Last November, the BSP required all universal and commercial banks as well as thrift banks to submit quarterly reports on residential real estate loans granted to help detect macro-prudential risks stemming from the real estate market.

The RREPI would help the central bank in addressing concerns of a “bubble” in the country’s booming residential real estate sector brought about by the improving purchasing power of Filipinos.

The BSP stepped up its watch over the real estate sector as early as 2012 by ordering banks to disclose more comprehensive reports on their exposures to property industry.

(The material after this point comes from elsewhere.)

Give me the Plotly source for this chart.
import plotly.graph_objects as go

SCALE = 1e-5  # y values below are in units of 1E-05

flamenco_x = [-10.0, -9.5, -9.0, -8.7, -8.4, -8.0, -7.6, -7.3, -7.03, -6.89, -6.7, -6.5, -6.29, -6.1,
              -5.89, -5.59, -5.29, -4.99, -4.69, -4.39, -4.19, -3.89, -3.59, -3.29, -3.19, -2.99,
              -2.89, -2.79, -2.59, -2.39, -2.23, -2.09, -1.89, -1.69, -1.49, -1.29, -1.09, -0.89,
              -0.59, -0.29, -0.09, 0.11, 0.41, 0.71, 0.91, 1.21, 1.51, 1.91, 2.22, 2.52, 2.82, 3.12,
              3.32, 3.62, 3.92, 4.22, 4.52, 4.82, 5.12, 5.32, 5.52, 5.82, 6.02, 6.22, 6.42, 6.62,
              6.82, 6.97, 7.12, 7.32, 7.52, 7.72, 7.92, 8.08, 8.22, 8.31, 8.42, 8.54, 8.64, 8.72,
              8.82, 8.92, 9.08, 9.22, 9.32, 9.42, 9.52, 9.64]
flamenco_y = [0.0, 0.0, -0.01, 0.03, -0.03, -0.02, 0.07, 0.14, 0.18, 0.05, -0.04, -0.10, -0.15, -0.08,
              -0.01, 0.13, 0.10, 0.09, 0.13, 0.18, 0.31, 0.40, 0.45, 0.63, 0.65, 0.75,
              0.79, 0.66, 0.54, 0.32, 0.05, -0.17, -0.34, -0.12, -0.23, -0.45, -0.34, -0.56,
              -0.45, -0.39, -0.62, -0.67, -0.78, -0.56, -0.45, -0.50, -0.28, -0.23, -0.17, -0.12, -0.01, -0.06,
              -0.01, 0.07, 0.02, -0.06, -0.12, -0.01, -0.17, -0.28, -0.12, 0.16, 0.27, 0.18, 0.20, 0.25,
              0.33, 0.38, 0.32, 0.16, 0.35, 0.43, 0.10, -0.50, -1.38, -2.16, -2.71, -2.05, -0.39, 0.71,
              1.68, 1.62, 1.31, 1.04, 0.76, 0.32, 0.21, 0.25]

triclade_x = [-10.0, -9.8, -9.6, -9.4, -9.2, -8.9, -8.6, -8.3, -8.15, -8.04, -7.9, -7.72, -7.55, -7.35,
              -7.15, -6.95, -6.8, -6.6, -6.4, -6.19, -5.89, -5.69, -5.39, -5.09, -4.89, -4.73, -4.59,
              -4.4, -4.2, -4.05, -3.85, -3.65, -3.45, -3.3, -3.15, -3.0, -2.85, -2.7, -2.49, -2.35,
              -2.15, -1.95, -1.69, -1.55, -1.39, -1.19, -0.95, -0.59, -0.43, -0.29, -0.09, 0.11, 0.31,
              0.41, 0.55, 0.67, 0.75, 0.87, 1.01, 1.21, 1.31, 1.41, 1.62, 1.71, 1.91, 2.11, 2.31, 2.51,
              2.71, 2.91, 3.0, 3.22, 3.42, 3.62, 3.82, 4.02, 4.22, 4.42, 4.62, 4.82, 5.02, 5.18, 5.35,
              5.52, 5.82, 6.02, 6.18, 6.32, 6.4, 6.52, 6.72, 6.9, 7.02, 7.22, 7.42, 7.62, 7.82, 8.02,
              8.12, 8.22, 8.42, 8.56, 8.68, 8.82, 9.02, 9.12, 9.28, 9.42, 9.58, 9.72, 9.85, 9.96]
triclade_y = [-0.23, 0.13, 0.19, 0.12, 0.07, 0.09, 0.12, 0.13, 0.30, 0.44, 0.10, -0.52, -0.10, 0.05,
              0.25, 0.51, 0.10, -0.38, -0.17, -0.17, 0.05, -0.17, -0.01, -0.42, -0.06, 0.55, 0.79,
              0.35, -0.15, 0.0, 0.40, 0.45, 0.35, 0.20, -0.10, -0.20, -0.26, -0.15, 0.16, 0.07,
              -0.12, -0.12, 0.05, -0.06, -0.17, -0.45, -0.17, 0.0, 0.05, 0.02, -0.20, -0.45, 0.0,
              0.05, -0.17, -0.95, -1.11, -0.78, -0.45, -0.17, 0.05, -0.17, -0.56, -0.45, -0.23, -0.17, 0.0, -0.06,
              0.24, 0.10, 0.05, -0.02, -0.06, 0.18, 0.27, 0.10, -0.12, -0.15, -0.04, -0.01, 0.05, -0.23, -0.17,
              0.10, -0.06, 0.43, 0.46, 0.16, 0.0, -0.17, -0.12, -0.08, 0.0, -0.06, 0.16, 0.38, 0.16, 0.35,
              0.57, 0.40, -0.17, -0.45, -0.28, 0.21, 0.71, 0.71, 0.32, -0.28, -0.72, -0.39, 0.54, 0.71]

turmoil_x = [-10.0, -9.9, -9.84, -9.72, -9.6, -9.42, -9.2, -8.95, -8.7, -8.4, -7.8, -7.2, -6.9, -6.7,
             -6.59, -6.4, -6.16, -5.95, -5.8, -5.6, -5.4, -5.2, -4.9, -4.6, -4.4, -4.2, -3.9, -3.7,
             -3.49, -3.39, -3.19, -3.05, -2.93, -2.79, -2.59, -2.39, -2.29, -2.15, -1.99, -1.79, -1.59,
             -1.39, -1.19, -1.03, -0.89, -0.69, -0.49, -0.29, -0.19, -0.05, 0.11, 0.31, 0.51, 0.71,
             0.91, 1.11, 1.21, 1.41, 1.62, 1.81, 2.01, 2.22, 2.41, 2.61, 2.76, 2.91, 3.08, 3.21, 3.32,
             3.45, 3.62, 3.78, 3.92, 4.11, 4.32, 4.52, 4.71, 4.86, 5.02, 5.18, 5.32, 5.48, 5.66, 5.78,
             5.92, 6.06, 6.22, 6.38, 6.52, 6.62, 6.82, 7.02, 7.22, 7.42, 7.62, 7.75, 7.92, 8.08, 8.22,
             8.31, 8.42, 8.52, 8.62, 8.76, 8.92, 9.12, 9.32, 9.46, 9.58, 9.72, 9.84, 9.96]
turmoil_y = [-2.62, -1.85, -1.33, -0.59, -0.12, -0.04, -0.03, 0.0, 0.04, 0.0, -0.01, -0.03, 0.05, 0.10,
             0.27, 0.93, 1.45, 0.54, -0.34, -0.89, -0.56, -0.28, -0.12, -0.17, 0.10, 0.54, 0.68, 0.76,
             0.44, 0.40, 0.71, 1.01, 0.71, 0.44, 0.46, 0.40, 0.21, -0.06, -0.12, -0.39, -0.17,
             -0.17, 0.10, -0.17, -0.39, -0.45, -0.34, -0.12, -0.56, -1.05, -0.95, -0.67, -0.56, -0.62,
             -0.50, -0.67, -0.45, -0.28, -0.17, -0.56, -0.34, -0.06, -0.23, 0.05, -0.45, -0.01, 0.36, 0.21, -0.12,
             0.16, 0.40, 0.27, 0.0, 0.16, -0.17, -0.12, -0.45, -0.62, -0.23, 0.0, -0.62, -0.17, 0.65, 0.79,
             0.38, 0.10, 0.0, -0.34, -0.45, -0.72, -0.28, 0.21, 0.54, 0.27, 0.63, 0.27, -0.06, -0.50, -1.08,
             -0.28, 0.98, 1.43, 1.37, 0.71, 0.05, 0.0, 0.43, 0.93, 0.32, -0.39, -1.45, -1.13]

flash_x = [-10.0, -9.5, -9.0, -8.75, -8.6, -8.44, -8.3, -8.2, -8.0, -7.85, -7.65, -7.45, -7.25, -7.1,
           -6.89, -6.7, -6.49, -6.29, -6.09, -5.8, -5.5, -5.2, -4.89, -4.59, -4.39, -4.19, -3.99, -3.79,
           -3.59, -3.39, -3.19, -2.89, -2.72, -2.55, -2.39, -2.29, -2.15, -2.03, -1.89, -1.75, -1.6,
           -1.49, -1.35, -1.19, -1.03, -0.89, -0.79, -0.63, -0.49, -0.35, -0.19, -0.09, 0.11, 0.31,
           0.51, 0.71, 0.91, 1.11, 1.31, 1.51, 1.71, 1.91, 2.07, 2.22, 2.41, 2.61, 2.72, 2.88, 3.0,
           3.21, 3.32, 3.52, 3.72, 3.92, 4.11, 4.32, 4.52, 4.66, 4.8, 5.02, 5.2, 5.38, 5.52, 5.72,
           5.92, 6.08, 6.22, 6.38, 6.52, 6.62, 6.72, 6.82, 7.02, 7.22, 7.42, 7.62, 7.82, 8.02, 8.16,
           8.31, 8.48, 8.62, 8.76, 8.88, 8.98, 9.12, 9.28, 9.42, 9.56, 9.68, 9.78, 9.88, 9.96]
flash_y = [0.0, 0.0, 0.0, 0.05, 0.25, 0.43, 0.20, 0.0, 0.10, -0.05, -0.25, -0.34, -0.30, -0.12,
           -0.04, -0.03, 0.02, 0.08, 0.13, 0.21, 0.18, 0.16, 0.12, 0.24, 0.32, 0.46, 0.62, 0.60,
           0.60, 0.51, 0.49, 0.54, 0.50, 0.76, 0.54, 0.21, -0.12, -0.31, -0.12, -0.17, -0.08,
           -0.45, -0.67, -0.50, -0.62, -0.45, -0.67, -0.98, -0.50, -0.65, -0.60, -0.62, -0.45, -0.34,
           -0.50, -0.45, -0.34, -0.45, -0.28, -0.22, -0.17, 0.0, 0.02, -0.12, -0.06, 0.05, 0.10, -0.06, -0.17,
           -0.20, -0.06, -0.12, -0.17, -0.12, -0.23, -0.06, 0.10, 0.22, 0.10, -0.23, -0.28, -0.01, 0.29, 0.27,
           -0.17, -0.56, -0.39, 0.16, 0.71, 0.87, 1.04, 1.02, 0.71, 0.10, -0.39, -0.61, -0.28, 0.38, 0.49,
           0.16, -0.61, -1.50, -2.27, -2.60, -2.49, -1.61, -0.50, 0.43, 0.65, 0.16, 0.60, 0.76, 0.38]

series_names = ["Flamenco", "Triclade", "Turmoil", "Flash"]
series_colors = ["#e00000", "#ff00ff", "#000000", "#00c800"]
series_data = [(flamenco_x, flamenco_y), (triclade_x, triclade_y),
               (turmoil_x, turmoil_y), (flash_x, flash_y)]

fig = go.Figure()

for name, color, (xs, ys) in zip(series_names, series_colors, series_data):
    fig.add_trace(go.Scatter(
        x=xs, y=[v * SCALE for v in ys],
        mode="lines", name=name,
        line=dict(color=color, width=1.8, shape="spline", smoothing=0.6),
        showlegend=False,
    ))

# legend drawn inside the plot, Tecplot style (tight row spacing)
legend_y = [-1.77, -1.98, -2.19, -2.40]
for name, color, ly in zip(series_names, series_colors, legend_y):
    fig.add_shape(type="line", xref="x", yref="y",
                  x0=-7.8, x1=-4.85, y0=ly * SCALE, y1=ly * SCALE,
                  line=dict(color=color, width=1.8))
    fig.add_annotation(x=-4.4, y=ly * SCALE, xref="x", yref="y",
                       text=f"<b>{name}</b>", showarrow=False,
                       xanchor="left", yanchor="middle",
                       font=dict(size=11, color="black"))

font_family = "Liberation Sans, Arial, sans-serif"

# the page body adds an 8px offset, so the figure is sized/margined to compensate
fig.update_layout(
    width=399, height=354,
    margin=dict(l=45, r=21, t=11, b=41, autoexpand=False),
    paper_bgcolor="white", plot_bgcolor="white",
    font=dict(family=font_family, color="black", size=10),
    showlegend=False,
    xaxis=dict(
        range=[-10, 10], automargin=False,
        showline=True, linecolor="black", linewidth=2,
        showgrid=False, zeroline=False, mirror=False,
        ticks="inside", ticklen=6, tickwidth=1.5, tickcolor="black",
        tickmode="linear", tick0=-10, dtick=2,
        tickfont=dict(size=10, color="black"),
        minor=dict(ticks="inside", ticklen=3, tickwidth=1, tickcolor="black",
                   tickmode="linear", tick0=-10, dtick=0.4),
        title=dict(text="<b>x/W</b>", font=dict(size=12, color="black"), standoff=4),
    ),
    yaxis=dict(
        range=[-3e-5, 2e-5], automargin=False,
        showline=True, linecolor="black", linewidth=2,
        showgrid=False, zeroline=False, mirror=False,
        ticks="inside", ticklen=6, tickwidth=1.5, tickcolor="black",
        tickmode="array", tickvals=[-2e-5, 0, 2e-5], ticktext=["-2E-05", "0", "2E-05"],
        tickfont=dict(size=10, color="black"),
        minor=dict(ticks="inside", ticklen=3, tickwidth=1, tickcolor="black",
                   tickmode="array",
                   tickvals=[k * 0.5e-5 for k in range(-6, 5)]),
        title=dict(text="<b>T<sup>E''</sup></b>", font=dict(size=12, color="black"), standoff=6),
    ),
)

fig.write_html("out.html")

In June 2014, the BSP introduced stricter rules on banks’ real estate exposure to ensure that lenders have enough capital to absorb any potential losses.

The pre-emptive macroprudential policy measure approved by the Monetary Board required stress tests for banks to determine if their capital will be enough to absorb credit risk that may arise from their exposure to the property sector.

Sumi also lauded the concerted efforts of regulatory authorities to maintain financial stability through the Financial Stability Coordination Council (FSCC), including addressing data and regulatory gaps related to real estate developers and concentration risks posed by conglomerate structures and rising corporate leverage.